Task description
Everything in the listing except the pictures should be written out exactly.

╭─ Data lines

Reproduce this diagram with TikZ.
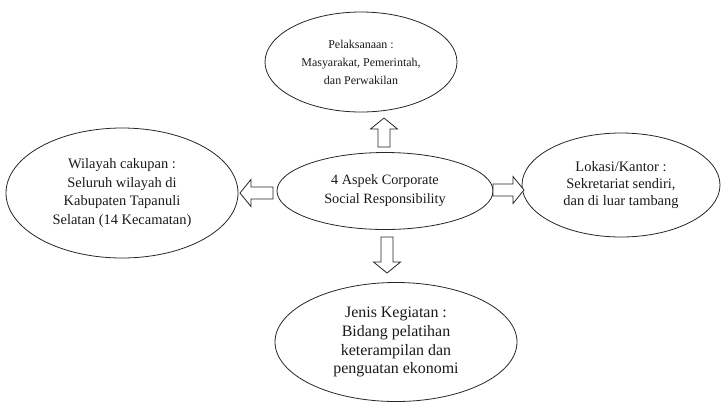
\documentclass[tikz,border=0pt]{standalone}
\usepackage{fontspec}
\setmainfont{Liberation Serif}
\usetikzlibrary{shapes.geometric,calc}
\newcommand\blockarr[3]{%
  \path coordinate (#3n) at ($(#2)!11bp!(#1)$);
  \draw[barrow] ($(#1)!6bp!90:(#2)$) -- ($(#3n)!6bp!90:(#2)$) -- ($(#3n)!13.5bp!90:(#2)$) -- (#2)
    -- ($(#3n)!13.5bp!-90:(#2)$) -- ($(#3n)!6bp!-90:(#2)$) -- ($(#1)!6bp!-90:(#2)$) -- cycle;}
\begin{document}
\begin{tikzpicture}[x=1bp,y=-1bp,
  oval/.style={ellipse, draw=black!85, line width=0.8bp, inner sep=0pt, align=center, text=black!90},
  barrow/.style={draw=black!85, line width=0.8bp, fill=white, line join=miter}]
\useasboundingbox (0,0) rectangle (725,405);
\node[oval, minimum width=192bp, minimum height=100bp, font=\fontsize{12}{18}\selectfont] (top) at (361,62)
  {Pelaksanaan :\\Masyarakat, Pemerintah,\\dan Perwakilan};
\node[oval, minimum width=216bp, minimum height=77bp, font=\fontsize{14.3}{19}\selectfont] (center) at (385,191)
  {4 Aspek Corporate\\Social Responsibility};
\node[oval, minimum width=232bp, minimum height=130bp, font=\fontsize{14.5}{18.5}\selectfont] (left) at (122,193)
  {Wilayah cakupan :\\Seluruh wilayah di\\Kabupaten Tapanuli\\Selatan (14 Kecamatan)};
\node[oval, minimum width=198bp, minimum height=104bp, font=\fontsize{14.5}{17}\selectfont] (right) at (621,185)
  {Lokasi/Kantor :\\Sekretariat sendiri,\\dan di luar tambang};
\node[oval, minimum width=242bp, minimum height=119bp, font=\fontsize{16}{19}\selectfont] (bottom) at (396,342)
  {Jenis Kegiatan :\\Bidang pelatihan\\keterampilan dan\\penguatan ekonomi};
\coordinate (upA) at (384,147);
\coordinate (upB) at (384,118);
\coordinate (lfA) at (273,193);
\coordinate (lfB) at (240,193);
\coordinate (rtA) at (493,190);
\coordinate (rtB) at (524,190);
\coordinate (dnA) at (387,237);
\coordinate (dnB) at (387,273);
\blockarr{upA}{upB}{up}
\blockarr{lfA}{lfB}{lf}
\blockarr{rtA}{rtB}{rt}
\blockarr{dnA}{dnB}{dn}
\end{tikzpicture}
\end{document}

╰─

Task result
Reproduce this diagram with TikZ.
\documentclass[tikz,border=0pt]{standalone}
\usepackage{fontspec}
\setmainfont{Liberation Serif}
\usetikzlibrary{shapes.geometric,calc}
\newcommand\blockarr[3]{%
  \path coordinate (#3n) at ($(#2)!11bp!(#1)$);
  \draw[barrow] ($(#1)!6bp!90:(#2)$) -- ($(#3n)!6bp!90:(#2)$) -- ($(#3n)!13.5bp!90:(#2)$) -- (#2)
    -- ($(#3n)!13.5bp!-90:(#2)$) -- ($(#3n)!6bp!-90:(#2)$) -- ($(#1)!6bp!-90:(#2)$) -- cycle;}
\begin{document}
\begin{tikzpicture}[x=1bp,y=-1bp,
  oval/.style={ellipse, draw=black!85, line width=0.8bp, inner sep=0pt, align=center, text=black!90},
  barrow/.style={draw=black!85, line width=0.8bp, fill=white, line join=miter}]
\useasboundingbox (0,0) rectangle (725,405);
\node[oval, minimum width=192bp, minimum height=100bp, font=\fontsize{12}{18}\selectfont] (top) at (361,62)
  {Pelaksanaan :\\Masyarakat, Pemerintah,\\dan Perwakilan};
\node[oval, minimum width=216bp, minimum height=77bp, font=\fontsize{14.3}{19}\selectfont] (center) at (385,191)
  {4 Aspek Corporate\\Social Responsibility};
\node[oval, minimum width=232bp, minimum height=130bp, font=\fontsize{14.5}{18.5}\selectfont] (left) at (122,193)
  {Wilayah cakupan :\\Seluruh wilayah di\\Kabupaten Tapanuli\\Selatan (14 Kecamatan)};
\node[oval, minimum width=198bp, minimum height=104bp, font=\fontsize{14.5}{17}\selectfont] (right) at (621,185)
  {Lokasi/Kantor :\\Sekretariat sendiri,\\dan di luar tambang};
\node[oval, minimum width=242bp, minimum height=119bp, font=\fontsize{16}{19}\selectfont] (bottom) at (396,342)
  {Jenis Kegiatan :\\Bidang pelatihan\\keterampilan dan\\penguatan ekonomi};
\coordinate (upA) at (384,147);
\coordinate (upB) at (384,118);
\coordinate (lfA) at (273,193);
\coordinate (lfB) at (240,193);
\coordinate (rtA) at (493,190);
\coordinate (rtB) at (524,190);
\coordinate (dnA) at (387,237);
\coordinate (dnB) at (387,273);
\blockarr{upA}{upB}{up}
\blockarr{lfA}{lfB}{lf}
\blockarr{rtA}{rtB}{rt}
\blockarr{dnA}{dnB}{dn}
\end{tikzpicture}
\end{document}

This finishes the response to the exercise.